Audrey E.P. Pollitt: Well, Alysse, that sounds like a bit in your article where y’all talked about arguments against taxing this type of gain. Would you mind expanding on those arguments?

Alysse McLoughlin: Yeah, sure, I will do that. And I know we had mentioned before how, for instance, California and Texas, two of the states that don’t conform, have some of the biggest market for these types of facilities for solar projects and wind projects and other things that are out there. And in general, we would think that states should be on board with encouraging these types of investments, just like the federal government is doing. We all are aware that global warming is there, and just trying to get some types of energy sources that are less damaging to the environment and less damaging to the world. So we think that’s important, especially in today’s age, where there’s such more of a use for energy.

Even if we look at AI and bitcoin mining, there’s a much larger use of electricity than there used to be. It seems like the use for electricity just grows and grows and grows, so there is more of a need for these renewable energy resources. So we think that all states should really be on board with this. And this is something where states should be trying to coordinate with the federal government — and that’s especially, like we said, in Texas and California, where they have such a large market for this and they are so invested in these types of projects. That’s something that we think, just as a policy perspective, they should be on board with.
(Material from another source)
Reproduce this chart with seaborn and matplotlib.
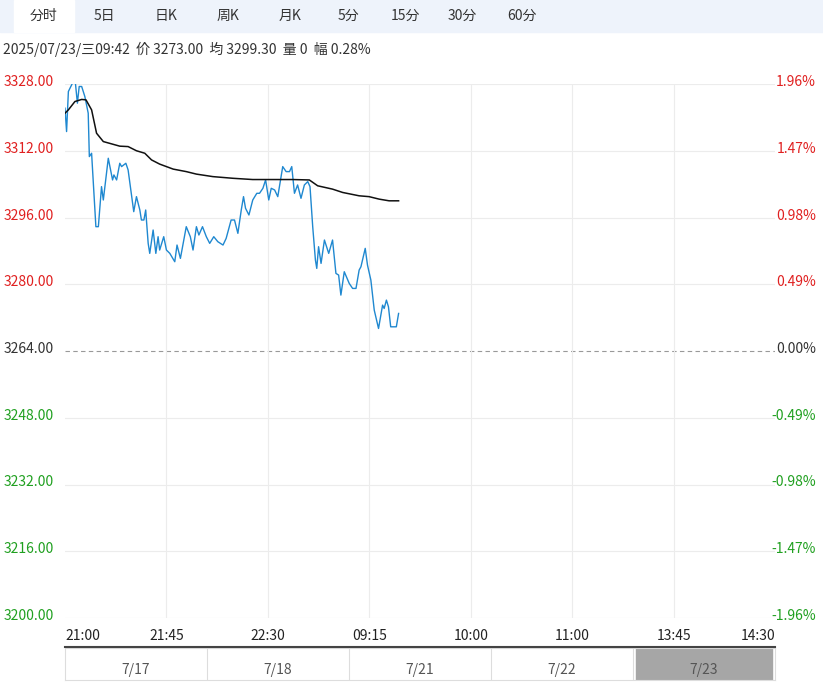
import matplotlib
matplotlib.use("Agg")
import matplotlib.pyplot as plt
from matplotlib import font_manager
import seaborn as sns
import pandas as pd
from matplotlib.patches import Rectangle

cjk = [f.name for f in font_manager.fontManager.ttflist if "Sans CJK" in f.name]
pref = [n for n in cjk if n.endswith("SC")] or cjk
plt.rcParams["font.family"] = "sans-serif"
plt.rcParams["font.sans-serif"] = ([pref[0]] if pref else []) + ["DejaVu Sans"]

# ---- data ----
price_t = [0,0.7,1.5,4.4,5.5,6.3,7.4,8.8,10.3,10.8,11.8,13.7,14.8,16.2,17,19.2,21.1,21.7,22.9,24.3,25.1,27,28,29.5,30.5,31.7,33.2,33.9,35,35.8,36.9,37.6,39.1,40.3,41.3,42,43.8,45,46.5,48.7,49.7,51.2,53.8,55.6,56.8,58.3,59.4,61,62.7,64.2,66,67.8,70.1,71.5,73.7,75.2,76.7,78.2,79.2,80.1,81.6,83.3,85.1,86.3,87.8,89,90.4,91.5,93,94.4,96.6,98.1,99.6,100.6,101.8,103.2,104.7,106.2,107.7,108.7,109.9,111.1,111.7,112.5,113.6,115.1,117,118.7,120.2,121.4,122.4,123.9,126.1,127.6,129.1,130.5,131.3,133.2,134.2,135.7,137.2,139.1,140.9,141.6,142.6,143.5,144.5,147,148]
price_v = [3322.2,3316.6,3326.2,3329.4,3323.4,3327.4,3327.4,3325.0,3321.0,3310.6,3311.4,3293.8,3293.8,3303.4,3300.2,3310.2,3305.0,3306.2,3305.0,3309.0,3308.2,3309.0,3307.4,3301.4,3297.4,3301.0,3297.8,3295.4,3295.4,3297.8,3289.8,3287.4,3293.0,3287.4,3291.4,3288.2,3291.4,3288.2,3287.4,3285.4,3289.4,3286.2,3293.8,3291.4,3288.2,3293.8,3291.8,3293.8,3291.4,3289.8,3291.4,3290.2,3289.4,3291.0,3295.4,3295.4,3292.2,3297.8,3301.0,3298.2,3296.6,3300.2,3301.8,3301.8,3303.0,3305.0,3300.2,3303.0,3302.6,3301.0,3308.2,3307.0,3307.0,3308.2,3301.8,3303.8,3300.6,3303.8,3304.6,3303.4,3293.8,3285.8,3283.8,3289.0,3285.0,3290.6,3287.4,3290.6,3282.6,3282.2,3277.4,3283.0,3280.2,3279.0,3279.0,3283.4,3284.2,3288.6,3284.6,3281.0,3273.8,3269.4,3275.0,3274.2,3276.2,3274.6,3269.8,3269.8,3273.0]
avg_t = [0,1.5,4.4,7.4,9.3,11.8,14,17,24.3,28,31.7,35.4,38.4,42,48,53.8,58.3,65.6,74.5,83.3,101,108.4,112.1,118.7,123.2,130.5,134.9,139.4,143.8,148]
avg_v = [3321.0,3321.8,3323.8,3324.3,3324.2,3321.8,3316.2,3314.2,3313.1,3313.0,3312.0,3311.4,3309.8,3308.8,3307.6,3307.0,3306.4,3305.8,3305.4,3305.1,3305.1,3305.0,3303.6,3302.8,3302.0,3301.2,3301.0,3300.4,3300.0,3300.0]
prev_close = 3264.0
y_ticks = [3328,3312,3296,3280,3264,3248,3232,3216,3200]
pct_labels = ["1.96%","1.47%","0.98%","0.49%","0.00%","-0.49%","-0.98%","-1.47%","-1.96%"]
x_labels = ["21:00","21:45","22:30","09:15","10:00","11:00","13:45","14:30"]
tabs = ["分时","5日","日K","周K","月K","5分","15分","30分","60分"]
nav_days = ["7/17","7/18","7/21","7/22","7/23"]

W, H = 823, 684
fig = plt.figure(figsize=(W/100, H/100), dpi=100)
fx = lambda x: x / W
fy = lambda y: 1 - y / H

# top tab bar
fig.patches.append(Rectangle((0, fy(32)), 1, 32/H, transform=fig.transFigure, color="#eef3fb", zorder=0))
fig.patches.append(Rectangle((fx(14), fy(32)), 60/W, 32/H, transform=fig.transFigure, color="white", zorder=1))
tab_x = [44, 104, 166, 228, 290, 348, 405, 462, 522]
for t, x in zip(tabs, tab_x):
    fig.text(fx(x), fy(16), t, ha="center", va="center", fontsize=10, color="#333")
fig.text(fx(3), fy(49), "2025/07/23/三09:42  价 3273.00  均 3299.30  量 0  幅 0.28%",
         ha="left", va="center", fontsize=10, color="#333")

# main axes
L, R, T, B = 65, 775, 84, 618
ax = fig.add_axes([fx(L), fy(B), (R-L)/W, (B-T)/H])
df_p = pd.DataFrame({"t": price_t, "v": price_v})
df_a = pd.DataFrame({"t": avg_t, "v": avg_v})
sns.lineplot(data=df_p, x="t", y="v", ax=ax, color="#1f88d0", linewidth=1.0)
sns.lineplot(data=df_a, x="t", y="v", ax=ax, color="#111111", linewidth=1.1)
ax.set_xlim(0, 315)
ax.set_ylim(3200, 3328)
for v in y_ticks:
    if v == prev_close:
        ax.axhline(v, color="#999", linestyle=(0, (4, 3)), linewidth=0.8, zorder=0)
    else:
        ax.axhline(v, color="#ececec", linewidth=0.8, zorder=0)
for i in range(1, 7):
    ax.axvline(45*i, color="#ececec", linewidth=0.8, zorder=0)
ax.set_xticks([]); ax.set_yticks([])
ax.set_xlabel(""); ax.set_ylabel("")
for s in ax.spines.values():
    s.set_visible(False)

for i, (v, p) in enumerate(zip(y_ticks, pct_labels)):
    c = "#e02020" if v > prev_close else ("#333333" if v == prev_close else "#20a020")
    y = T + (3328 - v) / 128 * (B - T) - 2
    fig.text(fx(4), fy(y), f"{v:.2f}", ha="left", va="center", fontsize=10, color=c)
    fig.text(fx(816), fy(y), p, ha="right", va="center", fontsize=10, color=c)

for i, lab in enumerate(x_labels):
    x = L + i * (R - L) / 7
    ha = "left" if i == 0 else ("right" if i == 7 else "center")
    fig.text(fx(x), fy(636), lab, ha=ha, va="center", fontsize=10, color="#222")

# navigator
fig.lines.append(plt.Line2D([fx(L), fx(R)], [fy(647), fy(647)], transform=fig.transFigure, color="#444", lw=1.5))
nav = fig.add_axes([fx(L), fy(680), (R-L)/W, 32/H])
nav.set_xlim(0, 5); nav.set_ylim(0, 1)
nav.set_xticks([]); nav.set_yticks([])
for s in nav.spines.values():
    s.set_color("#dddddd")
for i in range(1, 5):
    nav.axvline(i, color="#dddddd", lw=0.8)
nav.add_patch(Rectangle((4.02, 0), 0.96, 1, color="#a6a6a6"))
for i, d in enumerate(nav_days):
    nav.text(i + 0.5, 0.32, d, ha="center", va="center", fontsize=10, color="#555")
fig.savefig("out.png", dpi=100)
Audrey E.P. Pollitt: Other than taxnotes.com, where can our listeners find you online for the latest on next steps and future developments?

Alysse McLoughlin: You can find me and Katie at amcloughlin@joneswalker.com or kquinn@joneswalker.com, or even if you just go to the Jones Walker law firm website, you can find us there. And we do have a blog that we put out with updates that will address any kind of state tax developments that arise in this area.

Audrey E.P. Pollitt: Fantastic. Katie, Alysse, thank you both so much for joining us.

Alysse McLoughlin: Thank you.

Kathleen Quinn: Thank you for having us.